### Required work
Your task is to copy every line of the records below that contains "this".

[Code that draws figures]

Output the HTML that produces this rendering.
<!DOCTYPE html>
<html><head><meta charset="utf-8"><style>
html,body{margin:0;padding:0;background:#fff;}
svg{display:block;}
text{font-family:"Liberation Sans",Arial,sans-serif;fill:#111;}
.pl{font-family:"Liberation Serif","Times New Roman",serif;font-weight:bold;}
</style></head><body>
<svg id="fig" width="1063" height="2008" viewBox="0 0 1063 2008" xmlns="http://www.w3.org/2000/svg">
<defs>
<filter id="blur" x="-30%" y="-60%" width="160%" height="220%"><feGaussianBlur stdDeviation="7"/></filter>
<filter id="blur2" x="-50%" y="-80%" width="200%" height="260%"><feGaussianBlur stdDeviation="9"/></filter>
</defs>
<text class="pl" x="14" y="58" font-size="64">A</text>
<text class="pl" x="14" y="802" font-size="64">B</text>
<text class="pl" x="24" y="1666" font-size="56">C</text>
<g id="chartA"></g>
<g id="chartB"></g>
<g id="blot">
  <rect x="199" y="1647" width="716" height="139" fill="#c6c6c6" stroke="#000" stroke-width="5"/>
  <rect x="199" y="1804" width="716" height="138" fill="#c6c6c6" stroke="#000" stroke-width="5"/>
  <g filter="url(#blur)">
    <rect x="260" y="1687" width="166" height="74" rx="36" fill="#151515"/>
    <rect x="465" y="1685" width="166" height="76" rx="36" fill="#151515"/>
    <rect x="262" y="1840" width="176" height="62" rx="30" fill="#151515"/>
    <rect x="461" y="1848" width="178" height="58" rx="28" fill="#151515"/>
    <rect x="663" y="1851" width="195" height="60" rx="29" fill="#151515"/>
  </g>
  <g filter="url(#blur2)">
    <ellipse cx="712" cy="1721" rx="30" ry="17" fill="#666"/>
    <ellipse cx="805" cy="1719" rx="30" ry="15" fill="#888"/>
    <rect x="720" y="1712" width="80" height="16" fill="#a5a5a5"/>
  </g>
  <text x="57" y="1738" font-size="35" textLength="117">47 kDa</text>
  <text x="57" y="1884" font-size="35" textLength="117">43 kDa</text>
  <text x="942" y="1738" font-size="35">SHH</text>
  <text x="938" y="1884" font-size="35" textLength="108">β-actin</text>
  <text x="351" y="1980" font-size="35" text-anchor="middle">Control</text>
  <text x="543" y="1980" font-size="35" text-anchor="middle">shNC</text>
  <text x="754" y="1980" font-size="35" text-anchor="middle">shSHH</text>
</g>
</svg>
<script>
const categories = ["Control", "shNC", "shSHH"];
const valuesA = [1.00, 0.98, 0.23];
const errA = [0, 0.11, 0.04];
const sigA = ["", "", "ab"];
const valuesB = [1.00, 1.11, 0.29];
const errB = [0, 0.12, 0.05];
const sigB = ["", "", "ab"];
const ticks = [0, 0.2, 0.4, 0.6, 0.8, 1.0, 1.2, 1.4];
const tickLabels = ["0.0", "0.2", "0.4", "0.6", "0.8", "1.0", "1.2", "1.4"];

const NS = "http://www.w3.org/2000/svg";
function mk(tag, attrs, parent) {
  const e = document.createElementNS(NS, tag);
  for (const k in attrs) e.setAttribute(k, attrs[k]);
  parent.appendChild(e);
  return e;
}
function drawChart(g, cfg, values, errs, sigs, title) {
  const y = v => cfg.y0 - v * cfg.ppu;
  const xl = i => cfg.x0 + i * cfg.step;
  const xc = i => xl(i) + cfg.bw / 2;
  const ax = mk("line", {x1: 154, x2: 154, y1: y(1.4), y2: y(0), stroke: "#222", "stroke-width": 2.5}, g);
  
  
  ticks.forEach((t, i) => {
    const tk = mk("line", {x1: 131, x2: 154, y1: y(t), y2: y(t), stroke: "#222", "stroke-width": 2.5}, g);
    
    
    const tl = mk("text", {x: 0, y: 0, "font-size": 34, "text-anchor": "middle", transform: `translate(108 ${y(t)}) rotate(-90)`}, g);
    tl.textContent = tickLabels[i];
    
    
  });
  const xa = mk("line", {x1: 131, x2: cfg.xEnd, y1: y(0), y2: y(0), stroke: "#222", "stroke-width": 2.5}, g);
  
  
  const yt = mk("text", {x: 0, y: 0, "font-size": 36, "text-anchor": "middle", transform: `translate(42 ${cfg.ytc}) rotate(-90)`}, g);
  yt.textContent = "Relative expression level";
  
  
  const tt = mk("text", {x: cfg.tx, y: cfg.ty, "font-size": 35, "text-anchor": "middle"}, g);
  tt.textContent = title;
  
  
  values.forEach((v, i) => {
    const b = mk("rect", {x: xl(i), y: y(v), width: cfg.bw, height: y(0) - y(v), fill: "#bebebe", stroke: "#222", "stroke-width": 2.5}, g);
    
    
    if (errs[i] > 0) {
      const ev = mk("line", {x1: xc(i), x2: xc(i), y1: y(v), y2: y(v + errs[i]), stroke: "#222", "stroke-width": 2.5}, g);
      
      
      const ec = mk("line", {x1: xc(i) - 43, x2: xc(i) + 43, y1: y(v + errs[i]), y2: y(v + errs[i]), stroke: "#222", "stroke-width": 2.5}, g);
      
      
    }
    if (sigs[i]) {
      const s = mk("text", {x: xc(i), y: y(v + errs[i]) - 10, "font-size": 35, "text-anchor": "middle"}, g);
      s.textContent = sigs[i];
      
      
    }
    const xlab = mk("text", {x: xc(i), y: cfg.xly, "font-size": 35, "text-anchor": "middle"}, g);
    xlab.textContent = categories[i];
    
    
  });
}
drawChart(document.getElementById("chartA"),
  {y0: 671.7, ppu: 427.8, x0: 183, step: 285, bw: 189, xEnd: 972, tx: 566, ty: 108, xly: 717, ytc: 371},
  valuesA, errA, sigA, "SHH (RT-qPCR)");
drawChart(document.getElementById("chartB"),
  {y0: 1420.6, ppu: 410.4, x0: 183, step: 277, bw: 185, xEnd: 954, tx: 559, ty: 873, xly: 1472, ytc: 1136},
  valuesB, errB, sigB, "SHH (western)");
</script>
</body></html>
==
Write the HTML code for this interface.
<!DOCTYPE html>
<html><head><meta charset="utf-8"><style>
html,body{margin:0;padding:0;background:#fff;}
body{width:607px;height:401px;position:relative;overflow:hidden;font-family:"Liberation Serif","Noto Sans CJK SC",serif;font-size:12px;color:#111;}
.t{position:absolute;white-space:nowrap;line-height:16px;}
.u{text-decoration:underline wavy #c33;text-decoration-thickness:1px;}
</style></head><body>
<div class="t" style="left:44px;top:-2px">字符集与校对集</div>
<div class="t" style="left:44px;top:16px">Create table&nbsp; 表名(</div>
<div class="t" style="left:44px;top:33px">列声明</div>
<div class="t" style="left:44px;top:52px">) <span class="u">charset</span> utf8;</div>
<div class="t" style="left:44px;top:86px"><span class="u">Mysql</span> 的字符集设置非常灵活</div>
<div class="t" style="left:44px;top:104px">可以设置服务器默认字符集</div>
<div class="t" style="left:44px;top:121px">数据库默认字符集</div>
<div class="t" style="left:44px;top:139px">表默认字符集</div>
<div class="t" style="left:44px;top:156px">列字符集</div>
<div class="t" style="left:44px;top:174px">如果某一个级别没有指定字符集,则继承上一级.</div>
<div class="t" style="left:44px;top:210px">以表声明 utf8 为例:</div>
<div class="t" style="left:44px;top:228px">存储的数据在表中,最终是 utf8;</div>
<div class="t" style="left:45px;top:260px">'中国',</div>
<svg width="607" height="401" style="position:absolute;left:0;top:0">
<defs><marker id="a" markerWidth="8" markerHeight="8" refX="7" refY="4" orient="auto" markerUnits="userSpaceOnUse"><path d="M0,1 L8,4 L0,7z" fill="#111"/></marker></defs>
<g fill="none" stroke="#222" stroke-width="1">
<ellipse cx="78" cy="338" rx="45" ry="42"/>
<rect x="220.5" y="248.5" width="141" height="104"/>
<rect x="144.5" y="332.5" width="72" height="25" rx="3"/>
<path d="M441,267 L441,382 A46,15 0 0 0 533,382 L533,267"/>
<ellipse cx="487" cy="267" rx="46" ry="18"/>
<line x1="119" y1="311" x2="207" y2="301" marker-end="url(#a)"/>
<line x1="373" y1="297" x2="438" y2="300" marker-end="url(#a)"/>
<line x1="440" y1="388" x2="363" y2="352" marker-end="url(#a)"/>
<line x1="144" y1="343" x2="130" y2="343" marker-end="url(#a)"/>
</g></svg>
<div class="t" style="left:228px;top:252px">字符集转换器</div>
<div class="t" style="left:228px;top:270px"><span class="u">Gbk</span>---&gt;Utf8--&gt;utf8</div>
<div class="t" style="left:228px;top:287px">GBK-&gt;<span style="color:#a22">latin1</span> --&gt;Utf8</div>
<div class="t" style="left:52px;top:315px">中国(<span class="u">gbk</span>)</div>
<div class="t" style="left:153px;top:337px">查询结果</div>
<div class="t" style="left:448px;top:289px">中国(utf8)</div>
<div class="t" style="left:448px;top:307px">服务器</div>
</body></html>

### Result of the exercise
Output the HTML that produces this rendering.
Write the HTML code for this interface.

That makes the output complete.